Stroupe will be recognized by the American Association of Colleges for Teacher Education (AACTE) at the organization’s 67th Annual Meeting in Atlanta, Ga. at the end of February. This award is given annually to a dissertation that contributes to teacher education or has implications for educator preparation.
For his dissertation, Stroupe examined the learning, practice and classroom communities of five beginning secondary teachers for one year. He aimed to see what resources science teachers used when just starting in the field to help them shape their teaching. Additionally, he also investigated the communities and the practices created and curated by the teachers and their students. Findings for the research were gathered from four data sources, including requested or informal planning communication, observation, interviews and professional development sessions.

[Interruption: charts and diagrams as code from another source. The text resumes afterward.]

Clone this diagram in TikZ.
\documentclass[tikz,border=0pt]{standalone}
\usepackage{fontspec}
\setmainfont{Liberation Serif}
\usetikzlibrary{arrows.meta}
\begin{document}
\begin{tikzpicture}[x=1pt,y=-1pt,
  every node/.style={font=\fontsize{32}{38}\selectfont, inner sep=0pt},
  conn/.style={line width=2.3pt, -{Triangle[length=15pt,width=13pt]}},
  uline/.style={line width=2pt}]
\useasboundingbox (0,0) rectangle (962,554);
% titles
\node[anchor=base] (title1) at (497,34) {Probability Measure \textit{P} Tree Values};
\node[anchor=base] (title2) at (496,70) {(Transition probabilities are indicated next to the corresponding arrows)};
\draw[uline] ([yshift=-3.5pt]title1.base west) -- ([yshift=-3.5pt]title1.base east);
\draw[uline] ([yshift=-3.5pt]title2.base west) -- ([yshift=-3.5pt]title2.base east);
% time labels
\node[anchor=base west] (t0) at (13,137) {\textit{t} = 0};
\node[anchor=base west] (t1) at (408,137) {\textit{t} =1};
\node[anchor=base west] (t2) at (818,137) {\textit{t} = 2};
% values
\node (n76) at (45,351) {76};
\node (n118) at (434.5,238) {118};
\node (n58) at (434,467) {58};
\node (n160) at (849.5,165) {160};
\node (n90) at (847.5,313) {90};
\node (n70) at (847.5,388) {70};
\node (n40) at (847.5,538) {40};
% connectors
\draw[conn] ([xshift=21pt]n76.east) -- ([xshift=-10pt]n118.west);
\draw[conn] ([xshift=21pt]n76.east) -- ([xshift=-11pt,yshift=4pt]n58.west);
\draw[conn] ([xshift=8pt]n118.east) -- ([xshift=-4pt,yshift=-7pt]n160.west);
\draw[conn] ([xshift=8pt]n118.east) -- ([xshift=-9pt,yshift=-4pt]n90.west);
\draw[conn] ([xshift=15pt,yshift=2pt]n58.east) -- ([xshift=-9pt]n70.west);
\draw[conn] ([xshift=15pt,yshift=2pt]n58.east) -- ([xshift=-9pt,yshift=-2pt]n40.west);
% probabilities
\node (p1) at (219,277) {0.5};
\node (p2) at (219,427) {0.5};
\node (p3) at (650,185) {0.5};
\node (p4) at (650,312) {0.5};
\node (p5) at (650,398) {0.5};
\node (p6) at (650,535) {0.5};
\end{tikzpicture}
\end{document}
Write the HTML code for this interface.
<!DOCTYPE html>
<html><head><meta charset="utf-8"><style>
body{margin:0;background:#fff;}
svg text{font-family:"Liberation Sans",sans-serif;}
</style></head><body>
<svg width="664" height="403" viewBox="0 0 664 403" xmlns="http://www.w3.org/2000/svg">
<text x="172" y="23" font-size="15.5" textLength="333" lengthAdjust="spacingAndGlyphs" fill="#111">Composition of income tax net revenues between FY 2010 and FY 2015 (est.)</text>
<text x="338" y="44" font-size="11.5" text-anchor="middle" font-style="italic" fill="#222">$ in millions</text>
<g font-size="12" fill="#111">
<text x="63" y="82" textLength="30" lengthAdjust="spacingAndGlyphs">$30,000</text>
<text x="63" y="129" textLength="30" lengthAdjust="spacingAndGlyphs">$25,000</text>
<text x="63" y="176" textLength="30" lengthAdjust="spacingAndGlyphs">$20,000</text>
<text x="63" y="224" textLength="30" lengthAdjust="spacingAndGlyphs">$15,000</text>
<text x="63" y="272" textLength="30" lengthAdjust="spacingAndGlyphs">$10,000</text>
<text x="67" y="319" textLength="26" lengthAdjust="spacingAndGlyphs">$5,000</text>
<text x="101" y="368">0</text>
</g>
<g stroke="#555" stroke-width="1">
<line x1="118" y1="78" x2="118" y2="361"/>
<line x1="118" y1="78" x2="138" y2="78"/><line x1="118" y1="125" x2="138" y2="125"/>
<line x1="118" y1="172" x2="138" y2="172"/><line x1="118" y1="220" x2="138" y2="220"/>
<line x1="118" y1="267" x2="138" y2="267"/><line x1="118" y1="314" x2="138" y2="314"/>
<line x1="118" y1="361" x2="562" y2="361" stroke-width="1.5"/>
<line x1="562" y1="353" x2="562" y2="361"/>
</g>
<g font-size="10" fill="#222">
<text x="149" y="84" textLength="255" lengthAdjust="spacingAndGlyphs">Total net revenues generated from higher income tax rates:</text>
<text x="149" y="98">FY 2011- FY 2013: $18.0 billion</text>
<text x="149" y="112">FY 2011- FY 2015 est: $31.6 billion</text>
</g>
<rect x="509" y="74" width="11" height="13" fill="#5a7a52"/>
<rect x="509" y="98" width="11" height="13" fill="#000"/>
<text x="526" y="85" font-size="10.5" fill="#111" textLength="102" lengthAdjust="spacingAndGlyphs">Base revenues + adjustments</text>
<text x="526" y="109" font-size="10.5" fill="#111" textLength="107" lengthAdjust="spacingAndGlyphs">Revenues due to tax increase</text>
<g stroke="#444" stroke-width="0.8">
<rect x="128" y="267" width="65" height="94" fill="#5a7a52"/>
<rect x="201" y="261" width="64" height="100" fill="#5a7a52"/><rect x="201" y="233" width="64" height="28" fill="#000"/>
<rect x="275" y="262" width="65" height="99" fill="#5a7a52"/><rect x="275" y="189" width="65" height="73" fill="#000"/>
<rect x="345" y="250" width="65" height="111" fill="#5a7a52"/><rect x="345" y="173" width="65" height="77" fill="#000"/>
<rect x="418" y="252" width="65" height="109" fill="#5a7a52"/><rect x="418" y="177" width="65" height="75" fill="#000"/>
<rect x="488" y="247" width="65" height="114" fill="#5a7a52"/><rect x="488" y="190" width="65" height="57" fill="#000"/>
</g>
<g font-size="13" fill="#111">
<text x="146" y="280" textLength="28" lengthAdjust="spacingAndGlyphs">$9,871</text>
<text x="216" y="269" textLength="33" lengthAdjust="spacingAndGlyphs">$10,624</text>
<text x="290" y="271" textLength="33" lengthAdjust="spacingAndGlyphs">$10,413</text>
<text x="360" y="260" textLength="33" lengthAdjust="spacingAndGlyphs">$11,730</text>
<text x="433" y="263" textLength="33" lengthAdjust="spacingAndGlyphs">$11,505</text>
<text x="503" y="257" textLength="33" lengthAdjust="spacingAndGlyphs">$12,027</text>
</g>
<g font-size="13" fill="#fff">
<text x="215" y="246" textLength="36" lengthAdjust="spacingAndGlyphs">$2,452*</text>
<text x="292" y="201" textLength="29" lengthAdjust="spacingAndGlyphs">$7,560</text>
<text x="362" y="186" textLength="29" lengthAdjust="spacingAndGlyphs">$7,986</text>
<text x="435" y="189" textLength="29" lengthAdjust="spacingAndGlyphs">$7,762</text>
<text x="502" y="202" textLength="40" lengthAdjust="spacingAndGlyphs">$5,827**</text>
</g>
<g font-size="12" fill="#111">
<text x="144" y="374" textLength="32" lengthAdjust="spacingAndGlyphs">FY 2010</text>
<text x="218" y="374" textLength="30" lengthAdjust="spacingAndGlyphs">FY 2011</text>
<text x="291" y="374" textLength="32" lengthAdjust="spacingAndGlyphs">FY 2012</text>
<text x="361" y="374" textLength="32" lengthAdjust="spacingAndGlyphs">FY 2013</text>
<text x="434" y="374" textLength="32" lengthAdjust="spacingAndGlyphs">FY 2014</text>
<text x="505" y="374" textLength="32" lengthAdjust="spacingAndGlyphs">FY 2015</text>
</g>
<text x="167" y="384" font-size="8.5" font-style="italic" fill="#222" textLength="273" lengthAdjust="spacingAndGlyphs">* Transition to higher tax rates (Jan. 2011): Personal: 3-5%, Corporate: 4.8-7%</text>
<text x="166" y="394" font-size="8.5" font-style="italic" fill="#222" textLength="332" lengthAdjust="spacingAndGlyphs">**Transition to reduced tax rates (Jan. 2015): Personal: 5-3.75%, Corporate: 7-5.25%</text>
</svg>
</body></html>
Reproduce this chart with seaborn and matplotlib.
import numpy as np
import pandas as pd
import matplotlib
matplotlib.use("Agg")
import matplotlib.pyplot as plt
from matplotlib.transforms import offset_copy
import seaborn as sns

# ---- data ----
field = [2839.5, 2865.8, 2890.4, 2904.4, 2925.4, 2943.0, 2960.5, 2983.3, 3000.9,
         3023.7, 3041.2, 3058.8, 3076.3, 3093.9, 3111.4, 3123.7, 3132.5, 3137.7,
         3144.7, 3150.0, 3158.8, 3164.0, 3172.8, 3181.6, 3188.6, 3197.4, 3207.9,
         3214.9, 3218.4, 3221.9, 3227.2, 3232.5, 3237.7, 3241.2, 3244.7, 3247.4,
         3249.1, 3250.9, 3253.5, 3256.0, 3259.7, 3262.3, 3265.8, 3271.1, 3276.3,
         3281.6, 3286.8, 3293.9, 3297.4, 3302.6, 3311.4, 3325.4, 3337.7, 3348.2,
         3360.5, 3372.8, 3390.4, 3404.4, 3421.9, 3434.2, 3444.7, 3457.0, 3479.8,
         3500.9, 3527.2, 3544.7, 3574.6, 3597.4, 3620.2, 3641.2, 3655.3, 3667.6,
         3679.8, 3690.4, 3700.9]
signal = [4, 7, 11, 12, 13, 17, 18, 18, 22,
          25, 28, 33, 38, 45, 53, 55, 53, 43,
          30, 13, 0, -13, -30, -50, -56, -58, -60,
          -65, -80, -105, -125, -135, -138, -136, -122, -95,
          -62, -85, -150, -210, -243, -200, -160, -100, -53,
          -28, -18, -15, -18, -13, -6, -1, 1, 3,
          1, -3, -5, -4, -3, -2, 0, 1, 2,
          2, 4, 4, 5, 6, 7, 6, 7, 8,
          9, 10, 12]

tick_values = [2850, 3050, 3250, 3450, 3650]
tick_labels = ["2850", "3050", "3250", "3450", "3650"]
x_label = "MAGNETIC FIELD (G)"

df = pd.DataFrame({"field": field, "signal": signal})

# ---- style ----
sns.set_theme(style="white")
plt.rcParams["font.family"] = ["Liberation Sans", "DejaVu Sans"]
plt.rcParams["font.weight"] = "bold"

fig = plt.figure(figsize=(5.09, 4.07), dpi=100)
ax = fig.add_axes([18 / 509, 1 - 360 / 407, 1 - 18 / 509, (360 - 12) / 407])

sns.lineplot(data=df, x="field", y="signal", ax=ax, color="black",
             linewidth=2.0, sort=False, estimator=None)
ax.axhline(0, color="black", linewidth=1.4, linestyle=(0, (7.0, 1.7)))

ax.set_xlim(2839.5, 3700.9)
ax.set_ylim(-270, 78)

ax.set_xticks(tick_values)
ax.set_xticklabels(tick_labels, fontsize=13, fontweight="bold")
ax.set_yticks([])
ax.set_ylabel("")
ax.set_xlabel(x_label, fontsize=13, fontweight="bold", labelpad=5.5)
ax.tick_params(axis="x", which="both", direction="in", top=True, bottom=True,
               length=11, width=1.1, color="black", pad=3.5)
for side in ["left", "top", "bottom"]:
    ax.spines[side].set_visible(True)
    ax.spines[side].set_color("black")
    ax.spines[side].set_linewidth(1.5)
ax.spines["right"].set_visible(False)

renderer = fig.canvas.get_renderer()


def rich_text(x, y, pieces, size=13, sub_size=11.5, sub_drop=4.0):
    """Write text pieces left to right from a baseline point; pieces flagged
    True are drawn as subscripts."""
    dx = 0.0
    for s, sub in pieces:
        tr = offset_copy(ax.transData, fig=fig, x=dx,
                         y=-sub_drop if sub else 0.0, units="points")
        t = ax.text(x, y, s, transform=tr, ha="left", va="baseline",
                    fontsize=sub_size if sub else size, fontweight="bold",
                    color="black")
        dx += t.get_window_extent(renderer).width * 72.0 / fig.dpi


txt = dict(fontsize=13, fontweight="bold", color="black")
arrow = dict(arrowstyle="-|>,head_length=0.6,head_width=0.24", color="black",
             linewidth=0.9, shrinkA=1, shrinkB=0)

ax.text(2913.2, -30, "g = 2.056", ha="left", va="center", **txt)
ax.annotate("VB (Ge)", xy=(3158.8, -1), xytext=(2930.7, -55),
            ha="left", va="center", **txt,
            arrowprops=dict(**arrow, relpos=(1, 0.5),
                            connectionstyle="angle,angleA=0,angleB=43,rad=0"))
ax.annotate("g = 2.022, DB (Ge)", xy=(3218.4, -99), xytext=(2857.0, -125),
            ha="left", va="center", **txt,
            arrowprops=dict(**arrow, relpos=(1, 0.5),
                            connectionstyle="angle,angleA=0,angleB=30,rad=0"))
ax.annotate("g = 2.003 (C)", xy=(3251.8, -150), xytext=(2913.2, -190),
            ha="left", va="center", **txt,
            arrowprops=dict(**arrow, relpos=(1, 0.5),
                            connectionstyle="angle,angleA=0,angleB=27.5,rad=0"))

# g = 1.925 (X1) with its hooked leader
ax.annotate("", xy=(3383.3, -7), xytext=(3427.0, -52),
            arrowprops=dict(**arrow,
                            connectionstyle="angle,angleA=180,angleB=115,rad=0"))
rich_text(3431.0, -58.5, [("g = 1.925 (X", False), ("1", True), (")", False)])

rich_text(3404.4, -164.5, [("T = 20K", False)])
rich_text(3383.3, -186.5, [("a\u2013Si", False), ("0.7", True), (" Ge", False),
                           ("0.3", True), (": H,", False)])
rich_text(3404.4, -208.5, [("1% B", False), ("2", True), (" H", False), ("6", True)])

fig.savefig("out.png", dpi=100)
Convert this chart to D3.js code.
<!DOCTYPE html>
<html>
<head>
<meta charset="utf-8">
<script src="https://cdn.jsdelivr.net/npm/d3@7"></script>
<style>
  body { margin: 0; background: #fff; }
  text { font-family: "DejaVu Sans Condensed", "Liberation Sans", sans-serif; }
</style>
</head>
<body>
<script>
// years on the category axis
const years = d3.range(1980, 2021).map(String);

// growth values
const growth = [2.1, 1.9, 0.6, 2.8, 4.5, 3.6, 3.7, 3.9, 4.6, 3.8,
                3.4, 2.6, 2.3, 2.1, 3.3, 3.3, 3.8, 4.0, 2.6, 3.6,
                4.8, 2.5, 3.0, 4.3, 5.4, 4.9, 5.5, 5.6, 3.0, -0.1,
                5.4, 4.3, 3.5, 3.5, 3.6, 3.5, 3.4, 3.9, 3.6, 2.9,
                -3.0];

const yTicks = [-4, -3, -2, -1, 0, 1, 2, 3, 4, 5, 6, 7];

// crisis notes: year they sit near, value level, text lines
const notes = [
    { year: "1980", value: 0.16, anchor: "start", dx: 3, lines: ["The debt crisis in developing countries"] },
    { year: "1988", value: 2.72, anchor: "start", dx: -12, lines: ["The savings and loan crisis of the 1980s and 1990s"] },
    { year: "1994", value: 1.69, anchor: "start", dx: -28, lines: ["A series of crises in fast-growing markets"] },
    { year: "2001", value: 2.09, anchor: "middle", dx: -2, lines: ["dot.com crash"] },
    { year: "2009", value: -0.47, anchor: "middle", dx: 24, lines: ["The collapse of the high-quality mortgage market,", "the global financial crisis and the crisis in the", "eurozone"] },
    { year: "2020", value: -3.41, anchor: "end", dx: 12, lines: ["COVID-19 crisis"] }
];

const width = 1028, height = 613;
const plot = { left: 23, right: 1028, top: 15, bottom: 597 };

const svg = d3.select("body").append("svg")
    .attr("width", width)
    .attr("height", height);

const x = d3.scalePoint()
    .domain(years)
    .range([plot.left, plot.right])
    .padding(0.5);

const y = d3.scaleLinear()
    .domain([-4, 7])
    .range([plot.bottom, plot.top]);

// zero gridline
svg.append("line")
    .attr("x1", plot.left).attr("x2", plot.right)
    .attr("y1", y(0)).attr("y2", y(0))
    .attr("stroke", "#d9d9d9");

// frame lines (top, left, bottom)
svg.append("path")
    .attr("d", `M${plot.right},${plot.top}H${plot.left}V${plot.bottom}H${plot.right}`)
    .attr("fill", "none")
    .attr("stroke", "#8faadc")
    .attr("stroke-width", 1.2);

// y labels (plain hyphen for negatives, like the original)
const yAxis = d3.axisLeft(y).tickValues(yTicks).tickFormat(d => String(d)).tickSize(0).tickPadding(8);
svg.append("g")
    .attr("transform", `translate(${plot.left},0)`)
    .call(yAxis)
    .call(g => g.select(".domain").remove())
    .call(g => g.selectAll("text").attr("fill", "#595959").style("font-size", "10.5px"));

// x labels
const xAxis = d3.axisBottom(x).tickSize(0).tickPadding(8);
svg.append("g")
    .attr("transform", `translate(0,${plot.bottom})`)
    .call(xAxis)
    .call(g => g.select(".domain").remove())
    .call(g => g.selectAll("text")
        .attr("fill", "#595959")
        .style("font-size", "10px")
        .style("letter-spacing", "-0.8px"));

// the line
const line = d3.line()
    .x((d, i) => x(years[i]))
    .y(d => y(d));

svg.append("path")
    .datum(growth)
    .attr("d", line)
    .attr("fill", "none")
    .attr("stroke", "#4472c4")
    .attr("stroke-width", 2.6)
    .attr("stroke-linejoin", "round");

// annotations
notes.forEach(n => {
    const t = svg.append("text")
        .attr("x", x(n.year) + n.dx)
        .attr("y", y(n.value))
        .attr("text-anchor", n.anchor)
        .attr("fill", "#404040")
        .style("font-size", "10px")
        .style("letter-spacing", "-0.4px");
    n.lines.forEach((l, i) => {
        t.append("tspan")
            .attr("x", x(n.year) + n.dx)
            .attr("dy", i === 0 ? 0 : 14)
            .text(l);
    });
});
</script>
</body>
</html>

The dissertation, “Students Drive Where I Go Next: Ambitious Practice, Beginning Teacher Learning, And Classroom Epistemic Communities,” was judged based on its originality, organization and answers to a narrative summary, which asked questions pertaining to rationale, methodology and implications, among others.
“I am extremely honored to receive an award from AACTE,” Stroupe said. “I hope that my work adds to a growing body of research that aims to reclaim the narrative about the importance of teacher preparation in providing amazing learning opportunities for all students.”
Stroupe received his Ph.D. from the College of Education at the University of Washington where his dissertation previously won another award. The 2014 Gordon C. Lee Dissertation Award was presented to the dissertation deemed most deserving by the college.
He joined the MSU College of Education in 2013-14 and works in the Department of Teacher Education.